The issue itself dates much further back in U.S. history, forming part of the basis for the country’s break from the English monarchy, Breyer noted.

“Indeed, resentment of Britain’s use of military troops as a police force was manifested in the Declaration of Independence, where one of the American colonists’ grievances was that the King had ‘affected to render the Military independent of and superior to the Civil power,’” he wrote.

California Gov. Gavin Newsom, a Democrat who sued to block Trump’s federalization of the state’s National Guard, said the ruling “sided with democracy and the Constitution” and echoed Breyer’s warning about Trump leading a national police force.

“No president is a king — not even Trump — and no president can trample a state’s power to protect its people,” Newsom said. “Trump’s attempt to use federal troops as his personal police force is illegal, authoritarian, and must be stopped in every courtroom across this country.”

Los Angeles Mayor Karen Bass also cheered the decision.

“The White House tried to invade the second largest city in the country,” she wrote. “That’s illegal. Los Angeles will not buckle and we will not break.

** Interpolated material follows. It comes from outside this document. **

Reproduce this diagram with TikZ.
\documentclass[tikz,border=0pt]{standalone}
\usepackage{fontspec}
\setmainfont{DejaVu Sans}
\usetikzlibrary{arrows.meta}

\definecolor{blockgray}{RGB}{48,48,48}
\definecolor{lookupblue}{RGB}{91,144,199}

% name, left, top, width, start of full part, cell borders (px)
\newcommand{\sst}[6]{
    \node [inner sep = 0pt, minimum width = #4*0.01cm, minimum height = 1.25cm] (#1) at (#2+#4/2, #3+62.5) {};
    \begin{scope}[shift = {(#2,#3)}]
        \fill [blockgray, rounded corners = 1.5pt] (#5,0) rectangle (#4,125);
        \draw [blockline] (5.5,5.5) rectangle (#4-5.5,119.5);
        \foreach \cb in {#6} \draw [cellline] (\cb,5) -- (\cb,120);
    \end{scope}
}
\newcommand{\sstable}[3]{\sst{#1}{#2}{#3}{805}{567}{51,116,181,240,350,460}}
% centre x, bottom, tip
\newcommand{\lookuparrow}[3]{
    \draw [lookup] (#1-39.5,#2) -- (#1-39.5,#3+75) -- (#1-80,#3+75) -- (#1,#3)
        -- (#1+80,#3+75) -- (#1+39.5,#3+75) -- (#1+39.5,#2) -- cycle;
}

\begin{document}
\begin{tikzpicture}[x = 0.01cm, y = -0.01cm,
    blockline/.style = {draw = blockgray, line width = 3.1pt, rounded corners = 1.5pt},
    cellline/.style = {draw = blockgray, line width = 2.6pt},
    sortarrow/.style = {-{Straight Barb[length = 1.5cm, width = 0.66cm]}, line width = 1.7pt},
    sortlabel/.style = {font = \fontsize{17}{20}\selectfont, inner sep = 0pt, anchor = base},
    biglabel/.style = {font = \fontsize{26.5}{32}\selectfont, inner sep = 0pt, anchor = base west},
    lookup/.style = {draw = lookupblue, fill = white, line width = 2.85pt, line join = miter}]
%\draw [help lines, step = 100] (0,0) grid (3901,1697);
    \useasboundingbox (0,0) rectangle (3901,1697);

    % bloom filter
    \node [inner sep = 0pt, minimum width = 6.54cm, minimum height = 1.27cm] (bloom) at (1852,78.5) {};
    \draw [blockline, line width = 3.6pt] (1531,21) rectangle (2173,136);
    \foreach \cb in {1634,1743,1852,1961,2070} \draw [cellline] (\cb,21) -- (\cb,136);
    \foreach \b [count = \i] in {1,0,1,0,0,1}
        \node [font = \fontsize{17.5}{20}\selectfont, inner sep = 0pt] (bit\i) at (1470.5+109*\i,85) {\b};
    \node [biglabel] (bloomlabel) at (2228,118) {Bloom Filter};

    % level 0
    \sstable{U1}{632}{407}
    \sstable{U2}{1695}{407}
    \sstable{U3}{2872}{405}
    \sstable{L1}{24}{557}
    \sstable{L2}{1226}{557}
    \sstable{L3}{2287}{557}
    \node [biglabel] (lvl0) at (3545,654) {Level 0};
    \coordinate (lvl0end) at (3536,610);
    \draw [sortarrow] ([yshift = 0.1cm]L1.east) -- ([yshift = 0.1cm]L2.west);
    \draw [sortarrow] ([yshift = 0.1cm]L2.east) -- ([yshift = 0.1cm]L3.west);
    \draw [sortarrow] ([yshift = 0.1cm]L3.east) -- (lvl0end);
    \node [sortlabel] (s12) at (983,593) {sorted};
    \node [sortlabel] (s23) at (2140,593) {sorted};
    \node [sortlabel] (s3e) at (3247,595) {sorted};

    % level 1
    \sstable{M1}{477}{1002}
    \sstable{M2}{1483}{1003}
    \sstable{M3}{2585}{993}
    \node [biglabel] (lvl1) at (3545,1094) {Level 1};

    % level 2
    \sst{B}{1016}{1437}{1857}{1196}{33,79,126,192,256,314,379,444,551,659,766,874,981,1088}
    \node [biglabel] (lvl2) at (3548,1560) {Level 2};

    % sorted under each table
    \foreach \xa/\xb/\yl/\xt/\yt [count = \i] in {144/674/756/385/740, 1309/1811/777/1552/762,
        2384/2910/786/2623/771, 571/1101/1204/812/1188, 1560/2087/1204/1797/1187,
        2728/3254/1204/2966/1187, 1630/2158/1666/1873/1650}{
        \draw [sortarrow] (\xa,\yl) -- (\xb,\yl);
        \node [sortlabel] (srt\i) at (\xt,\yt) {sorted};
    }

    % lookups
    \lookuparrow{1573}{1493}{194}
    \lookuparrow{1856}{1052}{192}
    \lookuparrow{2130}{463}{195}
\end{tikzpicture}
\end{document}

We will not be divided and we will not be defeated.”

Spokespeople for the White House did not immediately return a message seeking comment.

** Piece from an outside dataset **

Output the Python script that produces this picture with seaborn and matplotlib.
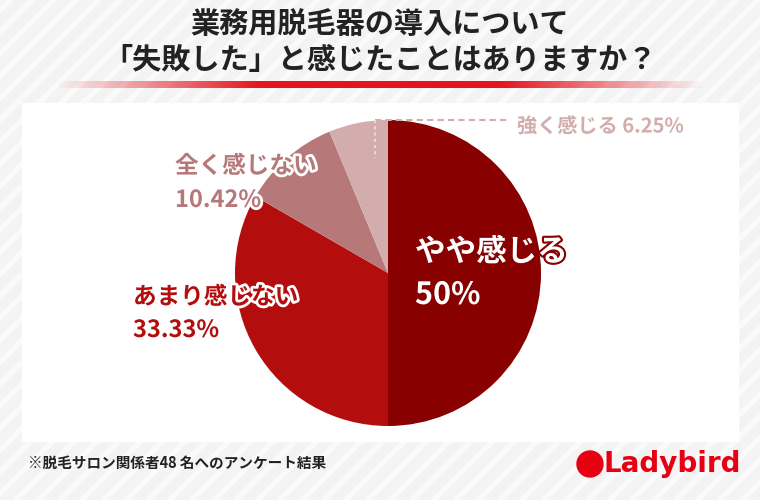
import matplotlib
matplotlib.use("Agg")
import matplotlib.pyplot as plt
import matplotlib.patheffects as pe
import numpy as np
import seaborn as sns

sns.set_theme(style="white")
plt.rcParams['font.family'] = ['Noto Sans CJK JP', 'DejaVu Sans']

categories = ["やや感じる", "あまり感じない", "全く感じない", "強く感じる"]
values = [50, 33.33, 10.42, 6.25]
pct_labels = ["50%", "33.33%", "10.42%", "6.25%"]
colors = ["#880000", "#b30d0d", "#b67878", "#d3adad"]

W, H = 760, 500
fig = plt.figure(figsize=(7.6, 5.0), dpi=100)
fig.patch.set_facecolor("#f3f3f3")
bg = fig.add_axes([0, 0, 1, 1]); bg.set_xlim(0, W); bg.set_ylim(H, 0); bg.axis("off")
for x0 in range(-600, 800, 22):
    bg.plot([x0, x0 + 500], [H, 0], color="white", lw=4, alpha=0.6, zorder=0)
bg.add_patch(plt.Rectangle((22, 103), 716, 338, color="white", zorder=1))
grad = np.linspace(-1, 1, 400)
alpha = np.clip(1.6 - 1.6 * np.abs(grad), 0, 1)
img = np.zeros((1, 400, 4)); img[..., 0] = 0.9; img[..., 1] = 0.08; img[..., 2] = 0.12; img[..., 3] = alpha
bg.imshow(img, extent=(55, 705, 88, 81), aspect="auto", zorder=2)

cx, cy, r = 388, 273, 153
ax = fig.add_axes([(cx - r) / W, 1 - (cy + r) / H, 2 * r / W, 2 * r / H])
ax.pie(values, colors=colors, startangle=90, counterclock=False,
       wedgeprops=dict(linewidth=0))
ax.set_xlim(-1, 1); ax.set_ylim(-1, 1); ax.set_aspect("auto")

top = fig.add_axes([0, 0, 1, 1]); top.set_xlim(0, W); top.set_ylim(H, 0); top.axis("off")
top.patch.set_alpha(0)
top.text(380, 24, "業務用脱毛器の導入について", ha="center", va="center", fontsize=21, fontweight="bold", color="#222")
top.text(380, 60, "「失敗した」と感じたことはありますか？", ha="center", va="center", fontsize=21, fontweight="bold", color="#222")
top.text(28, 463, "※脱毛サロン関係者48 名へのアンケート結果", ha="left", va="center", fontsize=10.5, fontweight="bold", color="#222")
top.add_patch(plt.Circle((590, 464), 13, color="#e60012"))
top.text(604, 464, "Ladybird", ha="left", va="center", fontsize=20, fontweight="bold", color="#e60012", family="DejaVu Sans")

stroke = [pe.withStroke(linewidth=4, foreground="white")]
def lab(x, y, s, c, fs, eff=stroke):
    top.text(x, y, s, ha="left", va="center", fontsize=fs, fontweight="bold", color=c, path_effects=eff)

dark = [pe.withStroke(linewidth=3, foreground="#880000")]
lab(415, 252, categories[0], "white", 22, eff=dark)
lab(415, 295, pct_labels[0], "white", 22, eff=dark)
lab(133, 297, categories[1], "#b30d0d", 17)
lab(133, 330, pct_labels[1], "#b30d0d", 17)
lab(175, 166, categories[2], "#b67878", 17)
lab(175, 200, pct_labels[2], "#b67878", 17)
lab(517, 126, categories[3] + " " + pct_labels[3], "#d3adad", 14.5)
top.plot([375, 510], [120, 120], ls=(0, (3, 2)), color="#d3adad", lw=1.5)
top.plot([375, 375], [120, 158], ls=(0, (1.5, 1.5)), color="#e8d6d6", lw=1.5)

fig.savefig("out.png", dpi=100, facecolor=fig.get_facecolor())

Return to appeals court likely

Trump is likely to appeal the ruling to the U.S. 9th Circuit Court of Appeals, where he won a victory early in the case.

After Breyer issued a temporary restraining order in June calling on Trump to return control of the state’s National Guard to Newsom, a 9th Circuit panel unanimously blocked it from going into effect, ruling that U.S. Supreme Court precedent allowed Trump to make the determination that the proper circumstances existed to federalize National Guard troops.

That appeals ruling dealt with Breyer’s finding that Trump likely violated the president’s legal authority to federalize National Guard troops.

The appeal did not consider potential Posse Comitatus Act violations, Breyer said Tuesday.